The selling point behind the original XR, debuted in 2005, was that the blend contained some whisky made in the shuttered Waterloo, Ontario, distillery, a component that recently ran dry. To replace it, the hyperpremium XR now showcases spirits made at its LaSalle distillery on the Island of Montreal. However, that distillery, too, has stopped operating (1993), and its whisky will one day also run out.
Master blender Andrew MacKay, who created both versions, says that the new approach demanded that he create a whisky of markedly changed character, but comparable quality. “We knew it would be different,” says MacKay, noting that he fashioned the new XR around the spicy rye flavors of the LaSalle portion. He spent two years creating the new formulation. “I knew it wouldn’t become [a copy of the original], so I didn’t even try.”
By comparison, the blender describes the Waterloo component of the earlier release as “meaty and doughy.”
The LaSalle edition holds a special place in MacKay’s heart as it was at that distillery that he apprenticed in the chemical lab. His father also served there as production planner.
LaSalle was also the first facility built by Seagram’s, the creator of Crown Royal, soon after that company incorporated in 1924. Seagram’s later passed into the hands of spirits giant Diageo.
MacKay recalls that when he created the original XR, he was asked to create “the best we can make.” When it became clear that stocks would run out, he was allotted two years warning to blend the next permutation. “They gave me a bit of time to think.”
He adds that the blend is made up of “some very old bits and pieces,” the bulk of which are Bourbon-style components from the Gimli, Manitoba, distillery. That facility makes whiskies that follow the same regulations as corn-rich Bourbon made in the United States, but since they are distilled in Canada cannot be labeled as Bourbon. The newest XR is packaged with a blue motif as opposed to the reddish velvet bag and neck label of the original.
As for the length of time the new blend of XR will last, MacKay points to the fact that the first did not last the eight years that marketers projected. “It depends on how well you sell it.”
(Tasting notes and cigar pairings on next page)
Crown Royal XR—LaSalle, (80 proof or 40 percent alcohol, $129.99)
APPEARANCE: Dark color with slight green of olive oil, quick, tight legs.
NOSE: Comes out with dried fruit and follows with toasty and faint vanilla notes.
PALATE: Subtly moves from an opening dry fruit note (especially pears) to dominating spiciness with a toast flavor of doughy bread. Shows a lot of finesse.
FINISH: A crisp finish that reports the flavors of the mouth sensation with sweets, salts and spices. No bitterness whatsoever.
My Father Flor de Las Antillas Robusto (to be scored in August issue of Cigar Aficionado)

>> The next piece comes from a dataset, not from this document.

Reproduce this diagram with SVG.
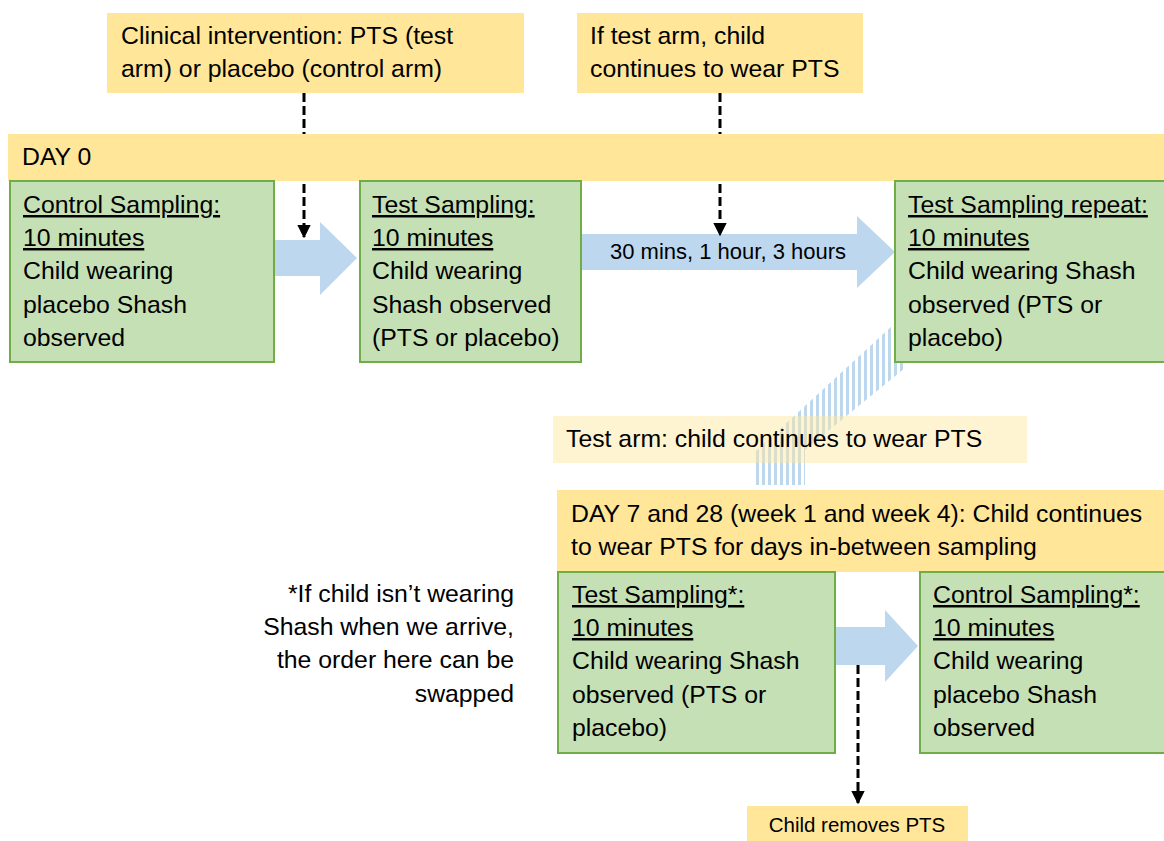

This box-pressed number, a Nicaraguan puro with spice and nuts makes an interesting partner to the whisky. The pleasant, but unsuspected, combination belies the spice-on-spice expectation with a very smooth texture.
Cuban Partagás Corona Senior (to be scored in August issue of Cigar Aficionado)
A cigar that comes off very fresh, becomes more savory and leathery with the whisky. The XR’s spicy qualities of spice are downplayed by the partnership, while its fruits become more prominent.